Acres of silicone glister in the sun; vast blades of fibreglass scythe the sky; turbines moil in the oceans: billions are being invested in renewable energy schemes around the world as awareness of the climate emergency finally dawns and the energy crisis bites. But architects and planners are now upping the ante, striving to create benefits beyond eco-power production for this green infrastructure. ‘We need to ask: how could this project work harder and bring delight?’ says Alister Kratt, energy and infrastructure specialist at UK-based LDA Design. ‘We need to be creative and optimistic. Can we incorporate social and sporting space, research facilities or food production?’

Spain is pioneering in agrivoltaics: a project in Totana is harvesting power from the sun along with artichokes and thyme on dual-use land. Austria’s hydroelectricity plants are visitor attractions: you can trek through alpine waterfalls before zooming 600m down the face of the Schlegeis dam on a zipwire. In Iceland, aesthetics triumph. ‘We were trying to create a timeless design,’ explains architect Pálmar Kristmundsson of his geothermal Borholuhús plants. ‘And we asked: why can’t it be beautiful as well as functional?’ And at Norway’s Øvre Forsland hydropower plant it’s all about the setting: ‘We wanted it to live together with nature instead of destroying it,’ architect Stein Hamre tells us. ‘It should be inspiring and fascinating instead of it being an irritation.’ Looking at these projects, we heartily agree.

Inspiring examples of green infrastructure

River: Norway’s Øvre Forsland

Norway’s Øvre Forsland hydropower plant, an example of green infrastructure
Photography: Kristoffer Mollevik

Found just south of the Arctic Circle amid snow-topped mountains and alpine forests, this hydropower station reflects the raw wilderness of northern Scandinavia. Stein Hamre Architects riff on spruce trees with an exterior of irregular wooden shards, while the interior is designed to inspire: hikers can peek inside to witness its technical wizardry bathed in multicoloured light. Meanwhile, this station powers some 1,700 homes.

Geothermal: Iceland’s Borholuhús

Iceland’s geothermal Borholuhús hot-water wells
Photography: Spessi 

When Reykjavik’s ageing wooden geothermal stations started to fall apart, the city launched a competition, in 1996, to find sturdier replacements. Enter Pálmar Kristmundsson with a sleek retro-futuristic design: a clear winner comprising a pair of steel curvilinear walls and standing 4.5m tall, with a footprint of just 14 sq m. Eight of these beautiful plants now sit atop the city’s hot-water wells, pumping 70-90°C water to heat homes across town.

Tide: Wales’ Blue Eden

Planning image for Wales’ Blue Eden tidal power station
Photography: Blue 21

Floating eco-homes, a 320MW tidal lagoon and thousands of new jobs: Swansea’s proposed Blue Eden project hardly lacks ambition. Led by DST Innovations, the £1.7bn scheme also features research and cultural spaces, a vast data centre and battery manufacturing. If work starts in 2023 as hoped, it could be a game-changer for Wales: the country’s 800-mile coastline and 4m tidal ranges make it a potential tidal powerhouse.

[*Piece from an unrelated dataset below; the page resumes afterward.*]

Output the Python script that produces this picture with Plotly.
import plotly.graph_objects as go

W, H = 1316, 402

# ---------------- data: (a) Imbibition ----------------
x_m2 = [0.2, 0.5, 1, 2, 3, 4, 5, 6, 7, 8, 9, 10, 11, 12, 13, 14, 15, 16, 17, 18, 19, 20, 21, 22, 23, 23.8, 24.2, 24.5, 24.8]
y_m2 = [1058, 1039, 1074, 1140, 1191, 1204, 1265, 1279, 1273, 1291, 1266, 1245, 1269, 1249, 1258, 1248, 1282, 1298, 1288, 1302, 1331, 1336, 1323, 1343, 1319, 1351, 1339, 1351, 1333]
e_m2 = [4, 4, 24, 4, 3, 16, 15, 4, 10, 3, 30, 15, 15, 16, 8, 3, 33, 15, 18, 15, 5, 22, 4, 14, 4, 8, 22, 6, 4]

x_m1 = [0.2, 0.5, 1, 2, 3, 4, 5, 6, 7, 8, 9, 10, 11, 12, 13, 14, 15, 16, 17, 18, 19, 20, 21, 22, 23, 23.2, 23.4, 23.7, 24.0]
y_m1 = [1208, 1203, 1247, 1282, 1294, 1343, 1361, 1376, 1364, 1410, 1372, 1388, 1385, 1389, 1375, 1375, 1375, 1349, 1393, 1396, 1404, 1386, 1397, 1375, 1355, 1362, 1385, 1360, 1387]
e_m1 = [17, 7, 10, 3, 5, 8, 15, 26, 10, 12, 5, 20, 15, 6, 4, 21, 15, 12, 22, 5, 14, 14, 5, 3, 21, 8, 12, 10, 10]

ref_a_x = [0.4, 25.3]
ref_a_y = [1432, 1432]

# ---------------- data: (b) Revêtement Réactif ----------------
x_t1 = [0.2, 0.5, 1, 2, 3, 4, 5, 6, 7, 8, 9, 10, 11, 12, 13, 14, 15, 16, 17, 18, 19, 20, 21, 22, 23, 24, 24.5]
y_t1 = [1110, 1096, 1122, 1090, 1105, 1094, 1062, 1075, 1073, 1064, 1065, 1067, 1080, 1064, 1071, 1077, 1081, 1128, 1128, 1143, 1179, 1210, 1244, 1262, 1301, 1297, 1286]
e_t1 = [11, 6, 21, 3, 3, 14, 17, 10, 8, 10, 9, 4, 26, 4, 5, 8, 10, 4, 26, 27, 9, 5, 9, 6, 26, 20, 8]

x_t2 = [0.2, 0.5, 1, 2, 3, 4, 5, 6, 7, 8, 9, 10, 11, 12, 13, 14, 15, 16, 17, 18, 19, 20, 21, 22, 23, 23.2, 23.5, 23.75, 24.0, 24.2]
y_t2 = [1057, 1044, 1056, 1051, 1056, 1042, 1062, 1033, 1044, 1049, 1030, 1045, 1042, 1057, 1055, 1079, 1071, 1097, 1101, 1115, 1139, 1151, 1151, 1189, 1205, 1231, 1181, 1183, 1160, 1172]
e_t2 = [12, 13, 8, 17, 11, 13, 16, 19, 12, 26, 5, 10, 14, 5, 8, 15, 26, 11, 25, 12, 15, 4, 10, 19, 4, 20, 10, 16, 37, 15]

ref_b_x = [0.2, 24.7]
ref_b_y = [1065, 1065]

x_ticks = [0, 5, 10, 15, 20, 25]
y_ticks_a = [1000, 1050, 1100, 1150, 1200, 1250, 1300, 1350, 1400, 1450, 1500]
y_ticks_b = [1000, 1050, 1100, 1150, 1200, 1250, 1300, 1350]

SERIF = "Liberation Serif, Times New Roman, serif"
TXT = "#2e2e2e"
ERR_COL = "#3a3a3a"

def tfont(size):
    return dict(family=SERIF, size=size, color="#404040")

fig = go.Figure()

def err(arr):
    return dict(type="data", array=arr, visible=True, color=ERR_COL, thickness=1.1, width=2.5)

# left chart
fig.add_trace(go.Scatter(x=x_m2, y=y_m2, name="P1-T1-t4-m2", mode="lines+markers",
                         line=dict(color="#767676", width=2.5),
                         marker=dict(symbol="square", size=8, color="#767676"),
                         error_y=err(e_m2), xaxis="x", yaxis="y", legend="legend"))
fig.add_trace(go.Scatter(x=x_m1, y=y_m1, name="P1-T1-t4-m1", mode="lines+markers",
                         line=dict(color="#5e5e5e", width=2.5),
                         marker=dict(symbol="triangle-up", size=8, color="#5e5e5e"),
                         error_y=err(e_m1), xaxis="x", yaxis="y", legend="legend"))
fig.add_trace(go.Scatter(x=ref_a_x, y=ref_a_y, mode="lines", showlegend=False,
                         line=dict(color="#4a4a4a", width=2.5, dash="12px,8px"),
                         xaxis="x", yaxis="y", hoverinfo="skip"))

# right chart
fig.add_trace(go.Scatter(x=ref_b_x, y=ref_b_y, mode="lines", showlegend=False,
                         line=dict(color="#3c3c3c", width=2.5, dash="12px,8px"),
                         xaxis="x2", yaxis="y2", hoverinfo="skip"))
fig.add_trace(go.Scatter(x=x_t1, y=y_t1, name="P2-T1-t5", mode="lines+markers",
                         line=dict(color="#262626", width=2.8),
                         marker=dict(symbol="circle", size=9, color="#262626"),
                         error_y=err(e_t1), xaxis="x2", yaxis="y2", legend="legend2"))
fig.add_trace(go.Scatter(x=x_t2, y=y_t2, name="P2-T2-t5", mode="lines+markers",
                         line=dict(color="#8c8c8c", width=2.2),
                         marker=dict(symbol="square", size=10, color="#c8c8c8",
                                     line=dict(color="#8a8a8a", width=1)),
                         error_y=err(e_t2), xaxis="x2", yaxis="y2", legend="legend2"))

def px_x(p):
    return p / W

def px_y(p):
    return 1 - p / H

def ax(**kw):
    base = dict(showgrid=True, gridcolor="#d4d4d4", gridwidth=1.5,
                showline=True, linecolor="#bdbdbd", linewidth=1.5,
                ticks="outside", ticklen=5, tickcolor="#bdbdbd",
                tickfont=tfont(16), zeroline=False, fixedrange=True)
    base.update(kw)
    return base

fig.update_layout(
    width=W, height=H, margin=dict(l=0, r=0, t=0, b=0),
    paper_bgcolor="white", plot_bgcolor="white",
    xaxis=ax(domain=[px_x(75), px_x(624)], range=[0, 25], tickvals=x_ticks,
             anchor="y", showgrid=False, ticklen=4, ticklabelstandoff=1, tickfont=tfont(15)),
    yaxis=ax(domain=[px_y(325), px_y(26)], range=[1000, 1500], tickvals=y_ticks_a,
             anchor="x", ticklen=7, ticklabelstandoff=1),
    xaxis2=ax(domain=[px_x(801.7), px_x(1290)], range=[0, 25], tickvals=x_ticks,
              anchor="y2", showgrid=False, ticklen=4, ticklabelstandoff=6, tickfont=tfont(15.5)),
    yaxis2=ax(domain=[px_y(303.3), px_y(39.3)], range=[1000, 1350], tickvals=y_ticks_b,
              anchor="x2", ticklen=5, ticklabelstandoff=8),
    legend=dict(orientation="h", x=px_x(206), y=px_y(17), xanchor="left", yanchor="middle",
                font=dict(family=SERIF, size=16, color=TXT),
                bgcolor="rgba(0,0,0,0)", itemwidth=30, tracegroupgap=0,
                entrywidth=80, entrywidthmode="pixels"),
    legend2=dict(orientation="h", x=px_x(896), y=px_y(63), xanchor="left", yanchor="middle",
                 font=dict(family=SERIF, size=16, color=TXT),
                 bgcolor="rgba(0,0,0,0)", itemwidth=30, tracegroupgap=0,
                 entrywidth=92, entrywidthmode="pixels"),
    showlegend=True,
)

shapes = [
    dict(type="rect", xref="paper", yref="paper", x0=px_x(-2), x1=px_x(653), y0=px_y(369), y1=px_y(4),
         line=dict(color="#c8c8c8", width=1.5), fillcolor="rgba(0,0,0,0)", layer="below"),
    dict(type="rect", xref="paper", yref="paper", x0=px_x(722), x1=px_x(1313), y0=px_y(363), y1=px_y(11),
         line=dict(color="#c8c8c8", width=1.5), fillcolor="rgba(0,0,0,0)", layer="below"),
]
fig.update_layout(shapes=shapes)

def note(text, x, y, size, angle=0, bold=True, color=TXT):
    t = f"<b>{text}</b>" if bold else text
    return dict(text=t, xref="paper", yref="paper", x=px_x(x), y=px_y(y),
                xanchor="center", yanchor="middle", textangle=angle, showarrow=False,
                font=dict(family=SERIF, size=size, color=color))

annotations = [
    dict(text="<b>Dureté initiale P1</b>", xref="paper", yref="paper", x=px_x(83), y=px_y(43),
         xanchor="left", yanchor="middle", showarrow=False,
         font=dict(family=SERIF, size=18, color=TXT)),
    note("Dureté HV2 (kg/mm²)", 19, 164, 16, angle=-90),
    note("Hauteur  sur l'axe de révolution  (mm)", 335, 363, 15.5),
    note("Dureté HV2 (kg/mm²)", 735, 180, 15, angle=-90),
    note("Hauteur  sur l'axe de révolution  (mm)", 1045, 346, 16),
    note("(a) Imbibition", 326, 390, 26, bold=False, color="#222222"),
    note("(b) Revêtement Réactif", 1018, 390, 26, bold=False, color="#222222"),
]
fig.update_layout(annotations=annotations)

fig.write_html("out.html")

Wind: Greece’s Agios Georgios

Wind turbines on Greece’s Agios Georgios
Photography: Nikos Daniilidis

Wind turbines are often criticised for marring the landscape, but this Greek scheme challenges the naysayers. Terna Energy chose the uninhabited islet of Agios Georgios, just south of Athens, for this ‘onshore-offshore’ scheme, landing €150m in funding in an economic crisis, and securing planning permission amid the red-tape tangle of 28 government departments. The windfarm’s 23 turbines muster enough green energy for 40,000 homes.

Solar: United Arab Emirates’ Mohammed bin Rashid Al Maktoum Solar Park

 United Arab Emirates’ Mohammed bin Rashid Al Maktoum Solar Park

Could this be the future? Autonomous bus tours at this UAE solar park take in a solar power-generating road, a self-cleaning solar flower, ‘smart shades’ that resemble giant mushrooms and an innovation centre bristling with research and education space. Situated 50km south of Dubai, the park plans to boast a whopping 5,000MW production capacity by 2030, speeding the city to its 2050 net-zero carbon emissions target.